Compilation album by Juan Gabriel
- Released: 1988
- Genre: Latin pop, Mariachi
- Label: RCA Records
- Producer: Chuck Anderson, Ryan Ulyate, Juan Gabriel

Juan Gabriel chronology
| Para Ti... 14 Éxitos Originales (1988) | Debo Hacerlo (1988) | Juan Gabriel en El Palacio de Bellas Artes (1990) |

= Debo Hacerlo =

Debo Hacerlo (Eng.: I Must Do It) is a compilation album by the Mexican singer-songwriter Juan Gabriel. It was released in 1988, and would be the last album with new songs released by the singer, until his album Gracias Por Esperar in 1994. The title song became the second number-one single for Gabriel in the Billboard Hot Latin Tracks chart and the album sold seven million copies worldwide, his second best selling album after Recuerdos II.

Professional ratings
Review scores
| Source | Rating |
| Allmusic | Star |

==Album history==
Between 1986 and 1994, Mexican singer-songwriter Juan Gabriel refused to record any material because of a dispute with BMG over copyrights to his songs. He continued his career in live stage performances, setting attendance records throughout Latin America. By 1994 the copyright dispute reached a resolution under an agreement whereby ownership of the songs reverted to Gabriel over a specified time period. The record label selected eleven previously released tracks from Gabriel's catalog to release "Debo Hacerlo", the last new song recorded by the artist. This compilation album became a success, selling six million copies in Latin America and receiving a platinum certification in United States for shipments of 200,000 units.

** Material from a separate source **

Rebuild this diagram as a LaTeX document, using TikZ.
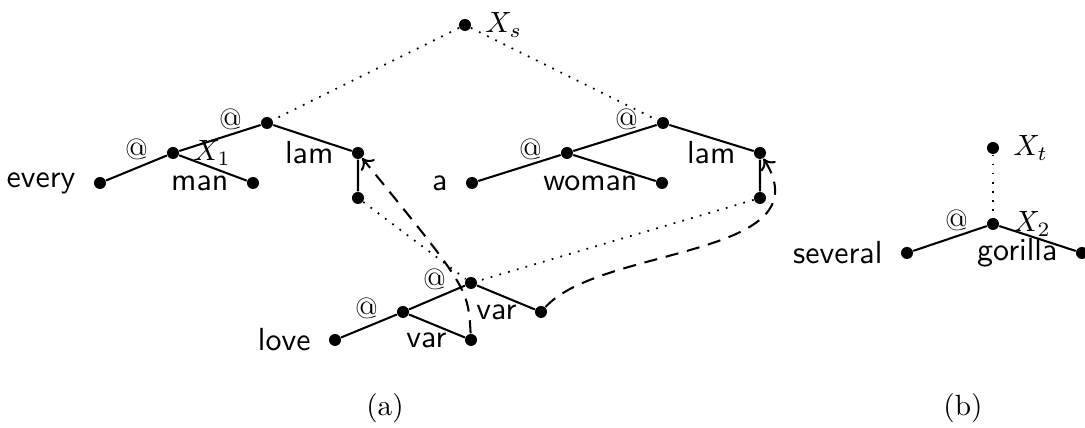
\documentclass[tikz,border=0pt]{standalone}
\usepackage{amsmath}
\usepackage{tikz}
\usetikzlibrary{arrows.meta}

\begin{document}
\begin{tikzpicture}[
  x=0.12cm, y=0.12cm,
  dot/.style={circle, fill=black, inner sep=0pt, minimum size=4.1pt},
  word/.style={dot, label={[font=\sffamily\fontsize{10.9}{13}\selectfont, label distance=2.6pt]left:#1}},
  app/.style={dot, label={[label distance=2.8pt, yshift=1.2pt]left:@}},
  xlab/.style={label={[label distance=1.2pt]right:$#1$}},
  branch/.style={line width=0.7pt},
  link/.style={dash pattern=on 0.6pt off 2.5pt, line width=0.6pt},
  bind/.style={-{To[length=3.4pt,width=6pt]}, dash pattern=on 4.5pt off 3pt, line width=0.7pt},
  caption/.style={font=\normalsize},
]
% Coordinates: 1 unit = 10 px of the 1085 x 428 frame, y measured upwards.
\useasboundingbox (0,0) rectangle (108.5,42.8);

% ─── (a) root ──────────────────────────────────────────────────────────────
\node[dot, xlab=X_s] (xs) at (46.5, 40.3) {};

% ─── every man (lam ...) ───────────────────────────────────────────────────
\node[word=every] (every) at (10.0, 24.5) {};
\node[app, xlab=X_1] (evA) at (17.3, 27.5) {};
\node[word=man]   (man)   at (25.3, 24.5) {};
\node[app]        (evB)   at (26.7, 30.5) {};
\node[word=lam]   (evlam) at (35.8, 27.5) {};
\node[dot]        (evbody) at (35.8, 23.0) {};

\draw[branch] (every) -- (evA) -- (man);
\draw[branch] (evA) -- (evB) -- (evlam) -- (evbody);

% ─── a woman (lam ...) ─────────────────────────────────────────────────────
\node[word=a]     (a)     at (47.2, 24.5) {};
\node[app]        (waA)   at (56.7, 27.5) {};
\node[word=woman] (woman) at (66.2, 24.5) {};
\node[app]        (waB)   at (66.3, 30.5) {};
\node[word=lam]   (walam) at (76.0, 27.5) {};
\node[dot]        (wabody) at (76.0, 23.0) {};

\draw[branch] (a) -- (waA) -- (woman);
\draw[branch] (waA) -- (waB) -- (walam) -- (wabody);

% ─── love var var ──────────────────────────────────────────────────────────
\node[word=love] (love) at (33.5, 8.8) {};
\node[app]       (loA)  at (40.3, 11.6) {};
\node[word=var]  (varA) at (47.1, 8.8) {};
\node[app]       (loB)  at (47.1, 14.5) {};
\node[word=var]  (varB) at (54.1, 11.6) {};

\draw[branch] (love) -- (loA) -- (varA);
\draw[branch] (loA) -- (loB) -- (varB);

% Sharing links
\draw[link] (xs) -- (evB);
\draw[link] (xs) -- (waB);
\draw[link] (evbody) -- (loB);
\draw[link] (wabody) -- (loB);

% Variable bindings
\draw[bind] (varA) .. controls +(-0.3,5.2) .. (evlam);
\draw[bind] (varB) .. controls +(6,6.6) and +(6.6,-10.5) .. (walam);

% ─── (b) several gorilla ───────────────────────────────────────────────────
\node[dot, xlab=X_t] (xt) at (99.3, 28.0) {};
\node[app, xlab=X_2] (goA) at (99.3, 20.4) {};
\node[word=several] (several) at (90.7, 17.5) {};
\node[word=gorilla] (gorilla) at (108.2, 17.5) {};

\draw[branch] (several) -- (goA) -- (gorilla);
\draw[link] (xt) -- (goA);

% Captions
\node[caption] (capa) at (38.5, 2.0) {(a)};
\node[caption] (capb) at (96.3, 2.0) {(b)};

\end{tikzpicture}
\end{document}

The tracks included are: "Que Lástima", "Te lo Pido Por Favor" and "Sólo Sé Que Fué en Marzo" that were first released on the album Pensamientos. "Todo" and "No Vale la Pena", taken from the album Todo. "No Me Vuelvo a Enamorar" was recorded for the album Cosas de Enamorados. "Bésame" was included on Recuerdos II. The versions included on this release for the songs "No Tengo Dinero" (Nao Tenho Dinheiro), "Lily" (Vive) and "No Quiero" (Toma, Te Don la Vida) were recorded in Portuguese. The original versions can be found on the album El Alma Joven (1971) and El Alma Joven III (1973).

==Track listing==

| No. | Title | Length |
|---|---|---|
| 1. | "Debo Hacerlo" | 9:42 |
| 2. | "Que Lástima" | 3:59 |
| 3. | "No Me Vuelvo a Enamorar" | 3:21 |
| 4. | "Toma, Te Don la Vida / No Quiero (Portuguese version)" | 2:30 |
| 5. | "Sólo Sé Que Fué en Marzo" | 4:03 |
| 6. | "Todo" | 2:26 |
| 7. | "Nao Tenho Dinheiro / No Tengo Dinero (Portuguese version)" | 3:06 |
| 8. | "Te Lo Pido por Favor" | 3:40 |
| 9. | "Pensamientos" | 8:55 |
| 10. | "Vive / Lily (Portuguese version)" | 3:20 |
| 11. | "No Vale la Pena" | 2:32 |
| 12. | "Bésame" | 4:07 |

==Chart performance==

| Chart (1988) | Peak position |
|---|---|
| US Billboard Latin Pop Albums | 6 |

==Sales and certifications==

| Region | Certification | Certified units/sales |
| United States (RIAA) | Platinum (Latin) | 100,000^{^} |
^{^} Shipments figures based on certification alone.